Data entries.
============================================================

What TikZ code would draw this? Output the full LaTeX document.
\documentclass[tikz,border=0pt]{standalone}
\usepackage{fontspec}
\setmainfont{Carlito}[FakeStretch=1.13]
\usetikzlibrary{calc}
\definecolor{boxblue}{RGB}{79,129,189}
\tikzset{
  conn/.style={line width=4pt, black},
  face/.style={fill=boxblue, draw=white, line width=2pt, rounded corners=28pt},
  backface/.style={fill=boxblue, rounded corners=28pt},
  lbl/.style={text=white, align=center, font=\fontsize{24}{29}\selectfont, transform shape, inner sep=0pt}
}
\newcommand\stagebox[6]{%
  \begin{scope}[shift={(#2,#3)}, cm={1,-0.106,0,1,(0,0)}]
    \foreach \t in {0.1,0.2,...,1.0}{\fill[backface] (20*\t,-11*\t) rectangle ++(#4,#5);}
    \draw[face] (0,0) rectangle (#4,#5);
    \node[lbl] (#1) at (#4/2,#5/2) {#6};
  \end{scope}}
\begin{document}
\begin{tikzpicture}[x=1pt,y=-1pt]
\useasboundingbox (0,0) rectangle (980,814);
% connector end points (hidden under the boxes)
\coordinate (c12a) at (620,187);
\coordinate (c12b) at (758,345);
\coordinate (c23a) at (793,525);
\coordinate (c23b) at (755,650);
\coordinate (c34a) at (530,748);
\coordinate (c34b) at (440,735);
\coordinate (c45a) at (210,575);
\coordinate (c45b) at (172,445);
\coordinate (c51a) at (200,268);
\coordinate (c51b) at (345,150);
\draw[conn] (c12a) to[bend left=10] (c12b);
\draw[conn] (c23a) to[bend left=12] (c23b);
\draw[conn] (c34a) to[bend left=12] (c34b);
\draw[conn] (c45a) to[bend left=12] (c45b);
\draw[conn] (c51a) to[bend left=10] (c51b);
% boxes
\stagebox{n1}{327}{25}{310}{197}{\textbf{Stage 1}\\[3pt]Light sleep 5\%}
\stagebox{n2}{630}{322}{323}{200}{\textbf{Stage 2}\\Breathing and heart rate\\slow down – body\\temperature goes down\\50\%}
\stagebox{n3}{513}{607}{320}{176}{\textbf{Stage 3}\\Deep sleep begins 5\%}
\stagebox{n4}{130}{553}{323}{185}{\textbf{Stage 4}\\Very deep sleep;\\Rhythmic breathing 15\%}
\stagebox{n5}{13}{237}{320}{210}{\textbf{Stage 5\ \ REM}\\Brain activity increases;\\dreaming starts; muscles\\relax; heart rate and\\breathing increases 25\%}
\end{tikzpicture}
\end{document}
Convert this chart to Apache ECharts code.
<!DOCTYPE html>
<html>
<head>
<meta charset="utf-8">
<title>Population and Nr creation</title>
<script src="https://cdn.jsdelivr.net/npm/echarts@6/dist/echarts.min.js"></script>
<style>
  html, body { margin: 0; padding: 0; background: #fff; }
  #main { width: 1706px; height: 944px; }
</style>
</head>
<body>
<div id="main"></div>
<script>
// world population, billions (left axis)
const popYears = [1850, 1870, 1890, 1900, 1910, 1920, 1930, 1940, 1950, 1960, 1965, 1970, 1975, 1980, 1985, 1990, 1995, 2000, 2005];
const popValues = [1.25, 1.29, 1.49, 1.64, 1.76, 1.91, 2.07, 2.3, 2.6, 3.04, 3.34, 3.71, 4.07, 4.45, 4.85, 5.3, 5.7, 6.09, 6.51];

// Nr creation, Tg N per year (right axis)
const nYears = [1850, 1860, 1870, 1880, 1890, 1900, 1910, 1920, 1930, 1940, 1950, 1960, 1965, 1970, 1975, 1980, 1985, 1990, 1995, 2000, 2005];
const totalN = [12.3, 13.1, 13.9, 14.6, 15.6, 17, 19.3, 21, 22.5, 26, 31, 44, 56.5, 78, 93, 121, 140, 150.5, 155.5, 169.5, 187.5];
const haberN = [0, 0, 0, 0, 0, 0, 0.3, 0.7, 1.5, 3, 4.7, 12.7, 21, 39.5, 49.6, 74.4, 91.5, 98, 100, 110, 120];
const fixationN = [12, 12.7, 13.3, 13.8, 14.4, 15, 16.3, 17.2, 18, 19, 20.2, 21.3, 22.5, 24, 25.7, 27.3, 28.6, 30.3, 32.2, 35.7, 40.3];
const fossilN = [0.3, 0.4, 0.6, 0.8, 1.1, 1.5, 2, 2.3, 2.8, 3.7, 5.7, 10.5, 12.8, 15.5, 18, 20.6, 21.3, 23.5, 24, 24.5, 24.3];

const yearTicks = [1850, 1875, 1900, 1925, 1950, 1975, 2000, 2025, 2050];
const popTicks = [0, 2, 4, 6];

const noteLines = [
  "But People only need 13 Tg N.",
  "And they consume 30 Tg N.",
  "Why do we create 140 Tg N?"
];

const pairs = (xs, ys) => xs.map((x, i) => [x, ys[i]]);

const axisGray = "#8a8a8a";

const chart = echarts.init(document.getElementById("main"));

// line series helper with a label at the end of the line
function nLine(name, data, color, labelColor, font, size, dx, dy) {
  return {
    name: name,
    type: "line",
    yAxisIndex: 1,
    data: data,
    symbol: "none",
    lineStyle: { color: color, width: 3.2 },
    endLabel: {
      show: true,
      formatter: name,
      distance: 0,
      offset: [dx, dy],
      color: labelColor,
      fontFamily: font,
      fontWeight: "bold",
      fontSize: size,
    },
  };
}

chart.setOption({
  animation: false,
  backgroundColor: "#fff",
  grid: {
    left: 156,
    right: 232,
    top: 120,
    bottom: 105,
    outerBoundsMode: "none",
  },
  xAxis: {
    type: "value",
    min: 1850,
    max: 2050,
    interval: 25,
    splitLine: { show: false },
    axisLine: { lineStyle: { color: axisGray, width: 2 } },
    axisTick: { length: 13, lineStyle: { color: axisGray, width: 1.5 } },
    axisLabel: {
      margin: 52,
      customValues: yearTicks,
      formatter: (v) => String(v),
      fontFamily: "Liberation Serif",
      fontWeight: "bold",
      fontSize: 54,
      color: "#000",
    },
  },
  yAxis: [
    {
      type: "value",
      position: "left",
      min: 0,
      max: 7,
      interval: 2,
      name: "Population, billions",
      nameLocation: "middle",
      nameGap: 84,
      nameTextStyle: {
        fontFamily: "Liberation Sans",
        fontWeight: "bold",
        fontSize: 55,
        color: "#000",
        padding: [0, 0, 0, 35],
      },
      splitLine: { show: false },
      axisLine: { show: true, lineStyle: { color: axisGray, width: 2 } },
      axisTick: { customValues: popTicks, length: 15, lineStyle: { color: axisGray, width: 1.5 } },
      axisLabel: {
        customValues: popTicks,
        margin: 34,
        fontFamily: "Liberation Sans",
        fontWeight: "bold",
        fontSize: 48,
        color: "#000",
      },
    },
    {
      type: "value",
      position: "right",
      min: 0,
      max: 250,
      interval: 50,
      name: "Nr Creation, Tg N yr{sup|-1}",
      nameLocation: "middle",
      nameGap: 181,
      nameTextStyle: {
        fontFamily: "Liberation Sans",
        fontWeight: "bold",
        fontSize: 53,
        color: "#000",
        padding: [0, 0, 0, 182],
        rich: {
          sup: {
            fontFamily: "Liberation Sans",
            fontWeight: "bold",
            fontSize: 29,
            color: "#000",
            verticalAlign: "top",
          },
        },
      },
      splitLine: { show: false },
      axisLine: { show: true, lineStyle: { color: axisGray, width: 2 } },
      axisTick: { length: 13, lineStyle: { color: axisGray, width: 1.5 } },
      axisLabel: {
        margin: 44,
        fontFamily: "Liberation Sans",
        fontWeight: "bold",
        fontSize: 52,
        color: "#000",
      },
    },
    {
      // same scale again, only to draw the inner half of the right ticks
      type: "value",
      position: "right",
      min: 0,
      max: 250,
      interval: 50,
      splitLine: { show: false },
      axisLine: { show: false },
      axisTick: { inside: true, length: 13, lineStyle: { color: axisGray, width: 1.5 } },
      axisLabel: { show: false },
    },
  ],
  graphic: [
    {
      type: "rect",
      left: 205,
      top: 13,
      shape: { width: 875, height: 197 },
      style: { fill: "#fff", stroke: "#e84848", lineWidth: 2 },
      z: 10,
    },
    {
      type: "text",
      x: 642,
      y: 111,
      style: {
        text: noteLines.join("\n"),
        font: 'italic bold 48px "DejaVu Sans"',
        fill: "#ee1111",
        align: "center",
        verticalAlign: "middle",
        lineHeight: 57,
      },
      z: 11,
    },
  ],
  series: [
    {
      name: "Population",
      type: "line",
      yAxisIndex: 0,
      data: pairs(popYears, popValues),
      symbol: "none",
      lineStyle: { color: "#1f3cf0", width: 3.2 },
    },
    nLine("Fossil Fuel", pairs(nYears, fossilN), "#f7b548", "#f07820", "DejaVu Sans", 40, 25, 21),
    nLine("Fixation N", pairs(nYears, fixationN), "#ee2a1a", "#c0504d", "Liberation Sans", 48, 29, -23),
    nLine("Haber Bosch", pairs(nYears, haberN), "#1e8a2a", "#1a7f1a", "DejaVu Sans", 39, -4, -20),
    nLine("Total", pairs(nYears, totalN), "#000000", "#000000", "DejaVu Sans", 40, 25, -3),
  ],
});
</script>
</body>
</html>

============================================================

Exercise prompt. Using the entries above, give again exactly the lines from the line holding "Convert this chart to Apache ECharts code." through the line holding "5.7, 6.09, 6.51];". Include both end lines and nothing else.

Solution to this problem.
Convert this chart to Apache ECharts code.
<!DOCTYPE html>
<html>
<head>
<meta charset="utf-8">
<title>Population and Nr creation</title>
<script src="https://cdn.jsdelivr.net/npm/echarts@6/dist/echarts.min.js"></script>
<style>
  html, body { margin: 0; padding: 0; background: #fff; }
  #main { width: 1706px; height: 944px; }
</style>
</head>
<body>
<div id="main"></div>
<script>
// world population, billions (left axis)
const popYears = [1850, 1870, 1890, 1900, 1910, 1920, 1930, 1940, 1950, 1960, 1965, 1970, 1975, 1980, 1985, 1990, 1995, 2000, 2005];
const popValues = [1.25, 1.29, 1.49, 1.64, 1.76, 1.91, 2.07, 2.3, 2.6, 3.04, 3.34, 3.71, 4.07, 4.45, 4.85, 5.3, 5.7, 6.09, 6.51];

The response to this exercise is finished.